The Kansas Department of Health and Environment (KDHE) and the Sedgwick County Health Department have identified possible exposure to measles in the Wichita area.  


Measles is a respiratory disease caused by a virus. With the creation of the MMR (measles, mumps, and rubella) vaccine, measles cases have generally been rare in the United States; however, it still sickens approximately 20 million and kills 164,000 people worldwide each year. There has been a resurgence of measles cases in the United States in 2014. From January 1, 2014 through July 11, 2014, 566 confirmed measles cases have been reported in 20 states. This is the highest number of cases since indigenous measles elimination was documented in the U.S. in 2000.


The best way to prevent the measles is to get vaccinated.  Measles vaccination is usually combined with mumps and rubella (MMR). Children should receive two doses of MMR vaccine: the first at 12 to 15 months of age and the second at 4 to 6 years of age.  All adults who have not had measles or a measles shot should receive MMR vaccine, particularly if they were born in 1957 or later. 

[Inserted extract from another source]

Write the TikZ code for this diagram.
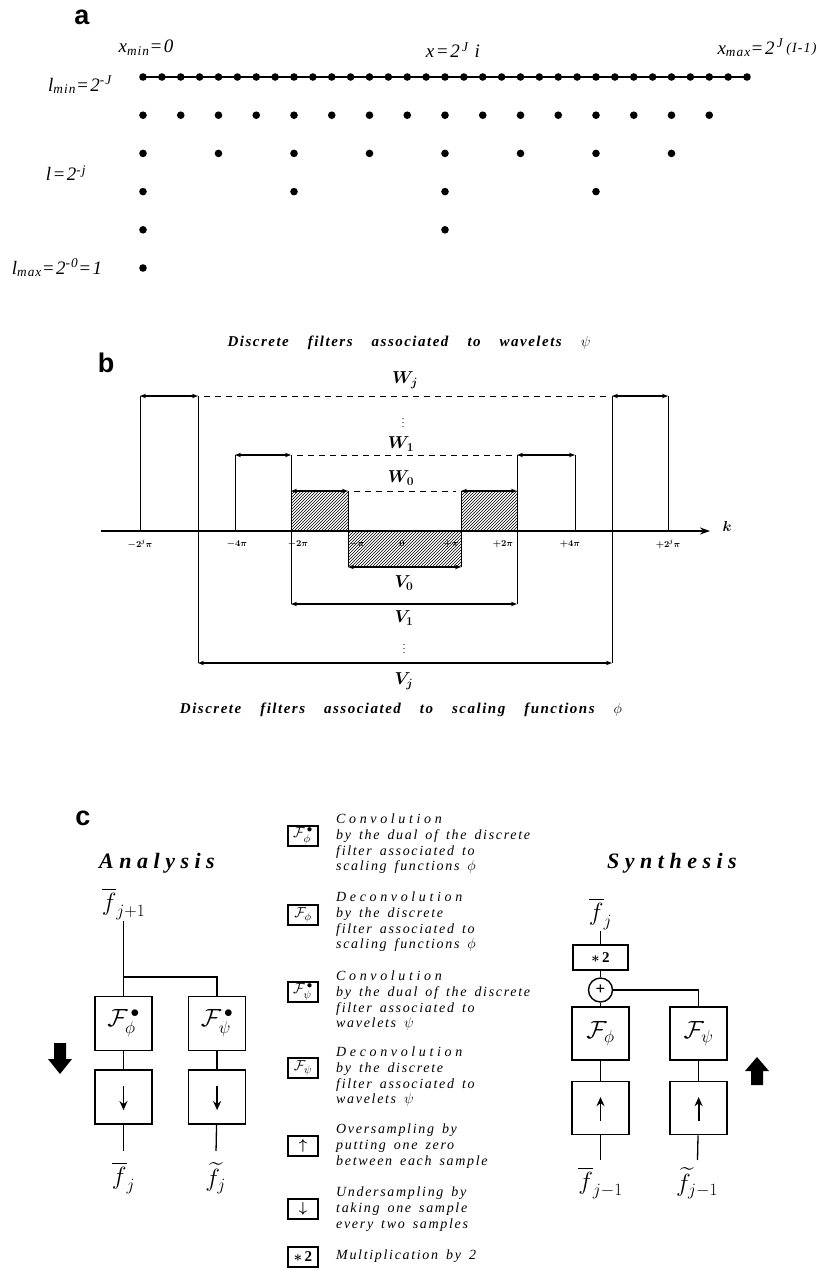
\documentclass[tikz,border=0pt]{standalone}
\usepackage{amsmath}
\usepackage{fontspec}
\setmainfont{Liberation Serif}
\setsansfont{Liberation Sans}
\usetikzlibrary{arrows.meta, positioning, patterns, calc}

\newcommand{\lsub}[1]{\textsubscript{#1}}
\newcommand{\lsup}[1]{\textsuperscript{#1}}
\newcommand{\wide}[2]{{\addfontfeatures{LetterSpace=#1}#2}}
\newcommand{\gaps}[1]{\spaceskip=#1\relax}

\begin{document}
\begin{tikzpicture}[
  x=1pt, y=-1pt,
  plbl/.style={font=\sffamily\bfseries\fontsize{27}{29}\selectfont, inner sep=0pt},
  lbl/.style={font=\fontsize{19}{22}\selectfont\itshape, inner sep=1pt},
  captxt/.style={font=\fontsize{15}{17}\selectfont\bfseries\itshape, inner sep=1pt},
  band/.style={line width=1pt},
  wbar/.style={line width=1.6pt, {Stealth[length=6pt,width=4.5pt]}-{Stealth[length=6pt,width=4.5pt]}},
  gapln/.style={line width=1pt, dash pattern=on 6pt off 5pt},
  hatch/.style={pattern=north east lines},
  ticklbl/.style={font=\fontsize{9}{10}\selectfont\boldmath, inner sep=0pt},
  wlab/.style={font=\fontsize{17}{19}\selectfont\boldmath, inner sep=0pt},
  vdot/.style={font=\fontsize{10}{10}\selectfont\boldmath, inner sep=0pt},
  ttl/.style={font=\fontsize{22}{25}\selectfont\bfseries\itshape, inner sep=1pt},
  sig/.style={font=\fontsize{23}{26}\selectfont, inner sep=1pt},
  fbox/.style={draw, line width=1.6pt, minimum width=57pt, minimum height=54pt, inner sep=0pt,
               font=\fontsize{24}{26}\selectfont},
  mbox/.style={draw, line width=1.6pt, minimum width=55pt, minimum height=25pt, inner sep=0pt,
               font=\fontsize{15}{16}\selectfont\bfseries},
  pls/.style={draw, circle, line width=1.4pt, minimum size=24pt, inner sep=0pt,
              font=\fontsize{17}{17}\selectfont\bfseries},
  lgbox/.style={draw, line width=1.2pt, minimum width=30pt, minimum height=20pt, inner sep=0pt,
                font=\fontsize{15}{16}\selectfont},
  desc/.style={anchor=north west, align=left, inner sep=0pt,
               font=\fontsize{14}{15.6}\selectfont\itshape\addfontfeatures{LetterSpace=12}\gaps{8pt plus 1pt}},
  wire/.style={line width=1.3pt},
  inarr/.style={line width=1.8pt, -{Stealth[length=9pt,width=8pt]}}
]
  \path[use as bounding box, fill=white] (0,0) rectangle (831,1269);

  % ── Panel a: dyadic grid ────────────────────────────────────────────────
  \node[plbl] (la) at (82,17) {a};
  \draw[line width=1.4pt] (143,77) -- (747,77);
  \foreach \r/\n/\s in {0/32/18.875, 1/15/37.75, 2/7/75.5, 3/3/151, 4/1/302, 5/0/0}
    \foreach \i in {0,...,\n}
      \fill ({143+\i*\s},{77+\r*38.2}) circle (3.8);

  \node[lbl] (xmin) at (146,48) {\wide{8}{x\lsub{min}=0}};
  \node[lbl] (xi) at (453,50) {\wide{8}{x=2\lsup{\,J}\,\,i}};
  \node[lbl] (xmax) at (767,48) {\wide{8}{x\lsub{max}=2\lsup{\,J}\,\raisebox{2pt}{\fontsize{14}{14}\selectfont(I-1)}}};
  \node[lbl] (lmin) at (80,85) {\wide{8}{l\lsub{min}=2\lsup{-J}}};
  \node[lbl] (lj) at (66,173) {\wide{8}{l=2\lsup{-j}}};
  \node[lbl] (lmax) at (57,268) {\wide{8}{l\lsub{max}=2\lsup{-0}=1}};

  % ── Panel b: filter bands ───────────────────────────────────────────────
  \node[plbl] (lb) at (106,363) {b};
  \node[captxt] (capw) at (409,343) {\gaps{19pt plus 2pt}\wide{10}{Discrete filters associated to wavelets} $\psi$};
  \node[captxt] (capv) at (401,710) {\gaps{19pt plus 2pt}\wide{10}{Discrete filters associated to scaling functions} $\phi$};

  % hatched W0 and V0
  \fill[hatch] (291,491) rectangle (348,531);
  \fill[hatch] (461,491) rectangle (517,531);
  \fill[hatch] (348,531) rectangle (461,567);

  % axis
  \draw[line width=1.8pt, -{Stealth[length=10pt,width=7pt]}] (101,531) -- (710,531);
  \node[font=\fontsize{15}{15}\selectfont\boldmath, inner sep=0pt] (kk) at (727,526) {$k$};

  % vertical edges
  \draw[band] (140,396) -- (140,531);
  \draw[band] (198,396) -- (198,663);
  \draw[band] (612,396) -- (612,663);
  \draw[band] (668,396) -- (668,531);
  \draw[band] (235,455) -- (235,531);
  \draw[band] (291,455) -- (291,604);
  \draw[band] (517,455) -- (517,604);
  \draw[band] (575,455) -- (575,531);
  \draw[band] (348,491) -- (348,567);
  \draw[band] (461,491) -- (461,567);

  % top edges and brackets
  \draw[wbar] (140,396) -- (198,396);
  \draw[wbar] (612,396) -- (668,396);
  \draw[wbar] (235,455) -- (291,455);
  \draw[wbar] (517,455) -- (575,455);
  \draw[wbar] (291,491) -- (348,491);
  \draw[wbar] (461,491) -- (517,491);
  \draw[wbar] (348,567) -- (461,567);
  \draw[wbar] (291,604) -- (517,604);
  \draw[wbar] (198,663) -- (612,663);
  \draw[gapln] (204,396) -- (607,396);
  \draw[gapln] (297,455) -- (512,455);
  \draw[gapln] (354,491) -- (456,491);

  % tick labels
  \foreach \xx/\tt [count=\k] in {140/{-2^j\pi}, 237/{-4\pi}, 298/{-2\pi}, 357/{-\pi}, 402/{0},
                                  451/{+\pi}, 503/{+2\pi}, 570/{+4\pi}, 668/{+2^j\pi}}
    \node[ticklbl] (tk-\k) at (\xx,544) {$\tt$};

  % band names
  \node[wlab] (wj) at (405,380) {$W_j$};
  \node[vdot] (wd) at (403,420) {$\vdots$};
  \node[wlab] (w1) at (401,444) {$W_1$};
  \node[wlab] (w0) at (401,478) {$W_0$};
  \node[wlab] (v0) at (404,583) {$V_0$};
  \node[wlab] (v1) at (404,618) {$V_1$};
  \node[vdot] (vd) at (404,646) {$\vdots$};
  \node[wlab] (vj) at (404,681) {$V_j$};

  % ── Panel c: analysis ───────────────────────────────────────────────────
  \node[plbl] (lc) at (83,818) {c};
  \node[ttl] (tA) at (157,863) {\wide{25}{Analysis}};
  \node[sig] (fA) at (123.5,904) {$\overline{f}_{j+1}$};
  \node[fbox] (aphi) at (123.5,1023.5) {$\mathcal{F}_{\phi}^{\,\bullet}$};
  \node[fbox, right=35pt of aphi] (apsi) {$\mathcal{F}_{\psi}^{\,\bullet}$};
  \node[fbox, below=18pt of aphi] (adn1) {};
  \node[fbox, below=18pt of apsi] (adn2) {};
  \node[sig] (fbA) at (123.5,1178) {$\overline{f}_{j}$};
  \node[sig] (ftA) at (215.5,1178) {$\widetilde{f}_{j}$};
  \coordinate (brA) at (123.5,977);

  \draw[wire] (fA) -- (aphi);
  \draw[wire] (brA) -| (apsi);
  \draw[wire] (aphi) -- (adn1);
  \draw[wire] (apsi) -- (adn2);
  \draw[wire, shorten >=10pt] (adn1) -- (fbA);
  \draw[wire, shorten >=10pt] (adn2) -- (ftA);
  \draw[inarr] ([yshift=11pt]adn1.center) -- ([yshift=-13pt]adn1.center);
  \draw[inarr] ([yshift=11pt]adn2.center) -- ([yshift=-13pt]adn2.center);
  \fill (54,1043) -- (66,1043) -- (66,1059) -- (72,1059) -- (60,1074) -- (48,1059) -- (54,1059) -- cycle;

  % ── Panel c: legend ─────────────────────────────────────────────────────
  \node[lgbox] (lg1) at (303,836) {$\mathcal{F}_{\phi}^{\,\bullet}$};
  \node[lgbox] (lg2) at (303,915) {$\mathcal{F}_{\phi}$};
  \node[lgbox] (lg3) at (303,992) {$\mathcal{F}_{\psi}^{\,\bullet}$};
  \node[lgbox] (lg4) at (303,1068) {$\mathcal{F}_{\psi}$};
  \node[lgbox] (lg5) at (303,1146) {$\boldsymbol{\uparrow}$};
  \node[lgbox] (lg6) at (303,1209) {$\boldsymbol{\downarrow}$};
  \node[lgbox] (lg7) at (303,1257) {$\boldsymbol{\ast}$\,\textbf{2}};

  \node[desc] (d1) at (336,814) {\wide{26}{Convolution}\\by the dual of the discrete\\filter associated to\\scaling functions $\phi$};
  \node[desc] (d2) at (336,892) {\wide{26}{Deconvolution}\\by the discrete\\filter associated to\\scaling functions $\phi$};
  \node[desc] (d3) at (336,971) {\wide{26}{Convolution}\\by the dual of the discrete\\filter associated to\\wavelets $\psi$};
  \node[desc] (d4) at (336,1047) {\wide{26}{Deconvolution}\\by the discrete\\filter associated to\\wavelets $\psi$};
  \node[desc] (d5) at (336,1124) {Oversampling by\\putting one zero\\between each sample};
  \node[desc] (d6) at (336,1187) {Undersampling by\\taking one sample\\every two samples};
  \node[desc] (d7) at (336,1250) {Multiplication by 2};

  % ── Panel c: synthesis ──────────────────────────────────────────────────
  \node[ttl] (tS) at (672,863) {\wide{25}{Synthesis}};
  \node[sig] (fS) at (600.5,914) {$\overline{f}_{j}$};
  \node[mbox] (mul) at (600.5,957.5) {$\boldsymbol{\ast}$\,2};
  \node[pls] (sum) at (600.5,990) {+};
  \node[fbox, minimum height=53pt] (sphi) at (600.5,1033.5) {$\mathcal{F}_{\phi}$};
  \node[fbox, minimum height=53pt, right=39.5pt of sphi] (spsi) {$\mathcal{F}_{\psi}$};
  \node[fbox, minimum height=53pt, below=20pt of sphi] (sup1) {};
  \node[fbox, minimum height=53pt, below=20pt of spsi] (sup2) {};
  \node[sig] (fbS) at (600.5,1183) {$\overline{f}_{j-1}$};
  \node[sig] (ftS) at (697,1183) {$\widetilde{f}_{j-1}$};

  \draw[wire] (fS) -- (mul);
  \draw[wire] (mul) -- (sum);
  \draw[wire] (sum) -- (sphi);
  \draw[wire] (sum) -| (spsi);
  \draw[wire] (sphi) -- (sup1);
  \draw[wire] (spsi) -- (sup2);
  \draw[wire, shorten >=6pt] (sup1) -- (fbS);
  \draw[wire, shorten >=6pt] (sup2) -- (ftS);
  \draw[inarr] ([yshift=-13pt]sup1.center) -- ([yshift=11pt]sup1.center);
  \draw[inarr] ([yshift=-13pt]sup2.center) -- ([yshift=11pt]sup2.center);
  \fill (751,1085) -- (763,1085) -- (763,1071) -- (769,1071) -- (757,1057) -- (745,1071) -- (751,1071) -- cycle;
\end{tikzpicture}
\end{document}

Measles is highly contagious and is spread through the air by breathing, coughing, or sneezing. The signs and symptoms of measles typically begin one to two weeks after someone is exposed to an infected person. According to the Centers for Disease Control and Prevention (CDC), measles is so contagious that if one person has it, 90 percent of the people close to that person who are not immune will also become infected with the measles virus. Symptoms include: 
  * Fever 
  * Blotchy rash on the skin, which spreads from the head to the trunk then to the lower
     extremities (Measles can be spread to others from four days before to four days after 
    the rash appears.) 
  * Cough 
  * Runny nose 
  * Red, watery eyes (conjunctivitis) 
  * Feeling run down, achy 
  * Tiny white spots with bluish-white centers found inside the mouth (Koplik spots) 
Nearly one in three persons who get measles will develop one or more complications, some of which may be serious. These include pneumonia, ear infections, or diarrhea. Encephalitis, which is a severe inflammation of the brain, may also occur in some cases.

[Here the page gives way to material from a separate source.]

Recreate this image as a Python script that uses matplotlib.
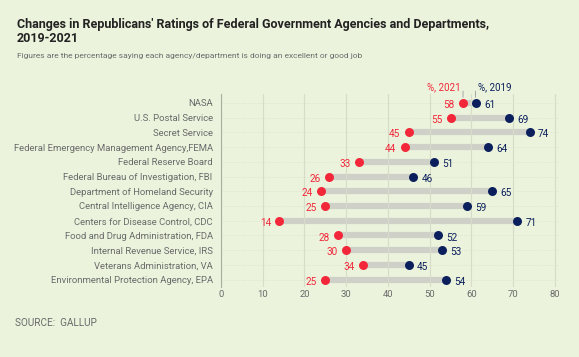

 If you or your child has been exposed to measles, Call the Cheyenne County Clinic right away at 785-332-2682. They will let you know if you need to come in for a visit.  If you have not been vaccinated, getting an MMR shot within three days of being exposed may prevent measles. 


The best way to prevent measles is to protect your children by having them vaccinated. Protect yourself by making sure you have immunity to measles. If you are ill with a fever, stay home and avoid all public places except to see a medical provider.  If you need to seek healthcare, call ahead so appropriate measures can be taken to protect other patients and staff.